## BEGIN DATA PROVIDED

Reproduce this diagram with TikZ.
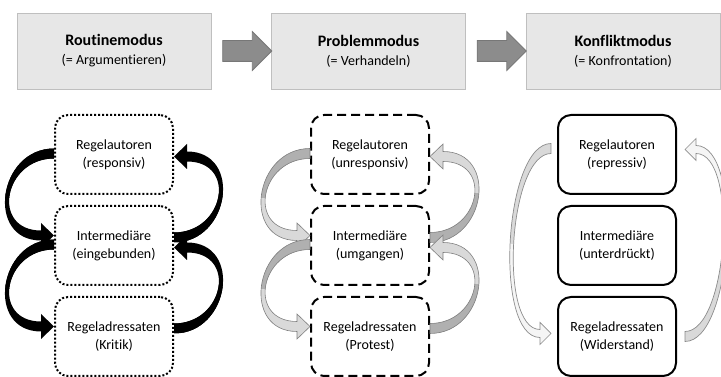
\documentclass[tikz,border=0pt]{standalone}
\usepackage{fontspec}
\setmainfont{Carlito}[Ligatures=NoCommon]
\usetikzlibrary{positioning,calc,shapes.arrows}

\definecolor{headfill}{HTML}{E7E7E7}
\definecolor{headline}{HTML}{BFBFBF}
\definecolor{modefill}{HTML}{8C8C8C}
\definecolor{modeline}{HTML}{777777}
\definecolor{problemfront}{HTML}{D9D9D9}
\definecolor{problemback}{HTML}{B0B0B0}
\definecolor{problemline}{HTML}{808080}
\definecolor{conflictfront}{HTML}{F5F5F5}
\definecolor{conflictback}{HTML}{D9D9D9}
\definecolor{conflictline}{HTML}{8C8C8C}

\newcommand{\bandstart}{5pt}
\newcommand{\bandend}{5pt}
\newcommand{\headhalf}{12.5pt}
\newcommand{\headlen}{13pt}
%% curved band arrow: [style]{back colour}{from}{to}{side}{dir}{bulge}
\newcommand{\bandarrow}[7][]{%
  \path[#1,path picture={\ifnum#6<0
      \fill[#2] (path picture bounding box.north west) rectangle (path picture bounding box.east);
    \else
      \fill[#2] (path picture bounding box.south west) rectangle (path picture bounding box.east);
    \fi}]
    let \p1=(#3), \p2=(#4) in
    (\x1,{\y1-(#6)*\bandstart})
      .. controls ({\x1+(#5)*#7pt},{\y1-(#6)*\bandstart})
      and ({\x2+(#5)*(\headlen+#7pt)},{\y2+(#6)*\bandend}) ..
    ({\x2+(#5)*\headlen},{\y2+(#6)*\bandend})
    -- ({\x2+(#5)*\headlen},{\y2+(#6)*\headhalf})
    -- (\x2,\y2)
    -- ({\x2+(#5)*\headlen},{\y2-(#6)*\headhalf})
    -- ({\x2+(#5)*\headlen},{\y2-(#6)*\bandend})
      .. controls ({\x2+(#5)*(\headlen+0.9*#7pt)},{\y2-(#6)*\bandend})
      and ({\x1+(#5)*0.9*#7pt},{\y1+(#6)*\bandstart}) ..
    (\x1,{\y1+(#6)*\bandstart}) -- cycle;}

\begin{document}
\begin{tikzpicture}[x=1pt,y=1pt,node distance=91pt,
  mode node/.style={rectangle,draw=headline,line width=0.8pt,fill=headfill,
    minimum width=194pt,minimum height=76pt,align=center,
    font=\fontsize{14}{19}\selectfont},
  mode arrow/.style={single arrow,draw=modeline,fill=modefill,line width=0.8pt,
    inner sep=0pt,inner ysep=10pt,minimum height=49pt,single arrow head extend=9pt},
  actor node/.style={rectangle,rounded corners=13pt,draw,line width=2pt,
    minimum width=118pt,minimum height=79pt,align=center,
    font=\fontsize{14}{18}\selectfont},
  routine/.style={actor node,dash pattern=on 2pt off 2pt},
  problem/.style={actor node,dash pattern=on 9pt off 5pt},
  conflict/.style={actor node},
  problem arrow/.style={fill=problemfront,draw=problemline,line width=0.6pt},
  conflict arrow/.style={fill=conflictfront,draw=conflictline,line width=0.7pt}]

  \useasboundingbox (0,0) rectangle (721,377);

  \node[mode node] (RM) at (114,326) {{\fontsize{16}{19}\selectfont\bfseries Routinemodus}\\(= Argumentieren)};
  \node[mode node] (PM) [right of=RM, node distance=254.5pt] {{\fontsize{16}{19}\selectfont\bfseries Problemmodus}\\(= Verhandeln)};
  \node[mode node] (KM) [right of=PM, node distance=254.5pt] {{\fontsize{16}{19}\selectfont\bfseries Konfliktmodus}\\(= Konfrontation)};
  \node[mode arrow] (RP) [right of=RM, node distance=128pt] {};
  \node[mode arrow] (PK) [right of=PM, node distance=128pt] {};

  \node[routine] (RA1) [below of=RM, node distance=103.5pt] {Regelautoren\\(responsiv)};
  \node[routine] (IM1) [below of=RA1] {Intermediäre\\(eingebunden)};
  \node[routine] (RD1) [below of=IM1] {Regeladressaten\\(Kritik)};
  \node[problem] (RA2) [right of=RA1, node distance=256pt] {Regelautoren\\(unresponsiv)};
  \node[problem] (IM2) [below of=RA2] {Intermediäre\\(umgangen)};
  \node[problem] (RD2) [below of=IM2] {Regeladressaten\\(Protest)};
  \node[conflict] (RA3) [right of=RA2, node distance=247pt] {Regelautoren\\(repressiv)};
  \node[conflict] (IM3) [below of=RA3] {Intermediäre\\(unterdrückt)};
  \node[conflict] (RD3) [below of=IM3] {Regeladressaten\\(Widerstand)};

  %% routine mode
  \bandarrow[fill=black]{black}{$(RA1.west)+(0,1pt)$}{$(IM1.west)+(0,10pt)$}{-1}{-1}{56}
  \bandarrow[fill=black]{black}{$(IM1.west)+(0,1pt)$}{$(RD1.west)+(0,10pt)$}{-1}{-1}{56}
  \bandarrow[fill=black]{black}{$(IM1.east)+(0,8pt)$}{$(RA1.east)+(0,-2pt)$}{1}{1}{56}
  \bandarrow[fill=black]{black}{$(RD1.east)+(0,8pt)$}{$(IM1.east)+(0,-2pt)$}{1}{1}{56}

  %% problem mode
  \bandarrow[problem arrow]{problemback}{$(RA2.west)+(0,1pt)$}{$(IM2.west)+(0,10pt)$}{-1}{-1}{56}
  \bandarrow[problem arrow]{problemback}{$(IM2.west)+(0,1pt)$}{$(RD2.west)+(0,10pt)$}{-1}{-1}{56}
  \bandarrow[problem arrow]{problemback}{$(IM2.east)+(0,8pt)$}{$(RA2.east)+(0,-2pt)$}{1}{1}{56}
  \bandarrow[problem arrow]{problemback}{$(RD2.east)+(0,8pt)$}{$(IM2.east)+(0,-2pt)$}{1}{1}{56}

  %% conflict mode
  \renewcommand{\bandend}{4pt}
  \renewcommand{\headhalf}{11pt}
  \renewcommand{\headlen}{11pt}
  \bandarrow[conflict arrow]{conflictback}{$(RA3.west)+(-6pt,6pt)$}{$(RD3.west)+(-6pt,3pt)$}{-1}{-1}{47}
  \bandarrow[conflict arrow]{conflictback}{$(RD3.east)+(8pt,0)$}{$(RA3.east)+(8pt,5pt)$}{1}{1}{48}
\end{tikzpicture}
\end{document}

## END DATA PROVIDED

TASK TO CARRY OUT: Word for word, quote the lines above. Omit the pictures.

OUTPUT FOR THIS EXERCISE:
Reproduce this diagram with TikZ.
\documentclass[tikz,border=0pt]{standalone}
\usepackage{fontspec}
\setmainfont{Carlito}[Ligatures=NoCommon]
\usetikzlibrary{positioning,calc,shapes.arrows}

\definecolor{headfill}{HTML}{E7E7E7}
\definecolor{headline}{HTML}{BFBFBF}
\definecolor{modefill}{HTML}{8C8C8C}
\definecolor{modeline}{HTML}{777777}
\definecolor{problemfront}{HTML}{D9D9D9}
\definecolor{problemback}{HTML}{B0B0B0}
\definecolor{problemline}{HTML}{808080}
\definecolor{conflictfront}{HTML}{F5F5F5}
\definecolor{conflictback}{HTML}{D9D9D9}
\definecolor{conflictline}{HTML}{8C8C8C}

\newcommand{\bandstart}{5pt}
\newcommand{\bandend}{5pt}
\newcommand{\headhalf}{12.5pt}
\newcommand{\headlen}{13pt}
%% curved band arrow: [style]{back colour}{from}{to}{side}{dir}{bulge}
\newcommand{\bandarrow}[7][]{%
  \path[#1,path picture={\ifnum#6<0
      \fill[#2] (path picture bounding box.north west) rectangle (path picture bounding box.east);
    \else
      \fill[#2] (path picture bounding box.south west) rectangle (path picture bounding box.east);
    \fi}]
    let \p1=(#3), \p2=(#4) in
    (\x1,{\y1-(#6)*\bandstart})
      .. controls ({\x1+(#5)*#7pt},{\y1-(#6)*\bandstart})
      and ({\x2+(#5)*(\headlen+#7pt)},{\y2+(#6)*\bandend}) ..
    ({\x2+(#5)*\headlen},{\y2+(#6)*\bandend})
    -- ({\x2+(#5)*\headlen},{\y2+(#6)*\headhalf})
    -- (\x2,\y2)
    -- ({\x2+(#5)*\headlen},{\y2-(#6)*\headhalf})
    -- ({\x2+(#5)*\headlen},{\y2-(#6)*\bandend})
      .. controls ({\x2+(#5)*(\headlen+0.9*#7pt)},{\y2-(#6)*\bandend})
      and ({\x1+(#5)*0.9*#7pt},{\y1+(#6)*\bandstart}) ..
    (\x1,{\y1+(#6)*\bandstart}) -- cycle;}

\begin{document}
\begin{tikzpicture}[x=1pt,y=1pt,node distance=91pt,
  mode node/.style={rectangle,draw=headline,line width=0.8pt,fill=headfill,
    minimum width=194pt,minimum height=76pt,align=center,
    font=\fontsize{14}{19}\selectfont},
  mode arrow/.style={single arrow,draw=modeline,fill=modefill,line width=0.8pt,
    inner sep=0pt,inner ysep=10pt,minimum height=49pt,single arrow head extend=9pt},
  actor node/.style={rectangle,rounded corners=13pt,draw,line width=2pt,
    minimum width=118pt,minimum height=79pt,align=center,
    font=\fontsize{14}{18}\selectfont},
  routine/.style={actor node,dash pattern=on 2pt off 2pt},
  problem/.style={actor node,dash pattern=on 9pt off 5pt},
  conflict/.style={actor node},
  problem arrow/.style={fill=problemfront,draw=problemline,line width=0.6pt},
  conflict arrow/.style={fill=conflictfront,draw=conflictline,line width=0.7pt}]

  \useasboundingbox (0,0) rectangle (721,377);

  \node[mode node] (RM) at (114,326) {{\fontsize{16}{19}\selectfont\bfseries Routinemodus}\\(= Argumentieren)};
  \node[mode node] (PM) [right of=RM, node distance=254.5pt] {{\fontsize{16}{19}\selectfont\bfseries Problemmodus}\\(= Verhandeln)};
  \node[mode node] (KM) [right of=PM, node distance=254.5pt] {{\fontsize{16}{19}\selectfont\bfseries Konfliktmodus}\\(= Konfrontation)};
  \node[mode arrow] (RP) [right of=RM, node distance=128pt] {};
  \node[mode arrow] (PK) [right of=PM, node distance=128pt] {};

  \node[routine] (RA1) [below of=RM, node distance=103.5pt] {Regelautoren\\(responsiv)};
  \node[routine] (IM1) [below of=RA1] {Intermediäre\\(eingebunden)};
  \node[routine] (RD1) [below of=IM1] {Regeladressaten\\(Kritik)};
  \node[problem] (RA2) [right of=RA1, node distance=256pt] {Regelautoren\\(unresponsiv)};
  \node[problem] (IM2) [below of=RA2] {Intermediäre\\(umgangen)};
  \node[problem] (RD2) [below of=IM2] {Regeladressaten\\(Protest)};
  \node[conflict] (RA3) [right of=RA2, node distance=247pt] {Regelautoren\\(repressiv)};
  \node[conflict] (IM3) [below of=RA3] {Intermediäre\\(unterdrückt)};
  \node[conflict] (RD3) [below of=IM3] {Regeladressaten\\(Widerstand)};

  %% routine mode
  \bandarrow[fill=black]{black}{$(RA1.west)+(0,1pt)$}{$(IM1.west)+(0,10pt)$}{-1}{-1}{56}
  \bandarrow[fill=black]{black}{$(IM1.west)+(0,1pt)$}{$(RD1.west)+(0,10pt)$}{-1}{-1}{56}
  \bandarrow[fill=black]{black}{$(IM1.east)+(0,8pt)$}{$(RA1.east)+(0,-2pt)$}{1}{1}{56}
  \bandarrow[fill=black]{black}{$(RD1.east)+(0,8pt)$}{$(IM1.east)+(0,-2pt)$}{1}{1}{56}

  %% problem mode
  \bandarrow[problem arrow]{problemback}{$(RA2.west)+(0,1pt)$}{$(IM2.west)+(0,10pt)$}{-1}{-1}{56}
  \bandarrow[problem arrow]{problemback}{$(IM2.west)+(0,1pt)$}{$(RD2.west)+(0,10pt)$}{-1}{-1}{56}
  \bandarrow[problem arrow]{problemback}{$(IM2.east)+(0,8pt)$}{$(RA2.east)+(0,-2pt)$}{1}{1}{56}
  \bandarrow[problem arrow]{problemback}{$(RD2.east)+(0,8pt)$}{$(IM2.east)+(0,-2pt)$}{1}{1}{56}

  %% conflict mode
  \renewcommand{\bandend}{4pt}
  \renewcommand{\headhalf}{11pt}
  \renewcommand{\headlen}{11pt}
  \bandarrow[conflict arrow]{conflictback}{$(RA3.west)+(-6pt,6pt)$}{$(RD3.west)+(-6pt,3pt)$}{-1}{-1}{47}
  \bandarrow[conflict arrow]{conflictback}{$(RD3.east)+(8pt,0)$}{$(RA3.east)+(8pt,5pt)$}{1}{1}{48}
\end{tikzpicture}
\end{document}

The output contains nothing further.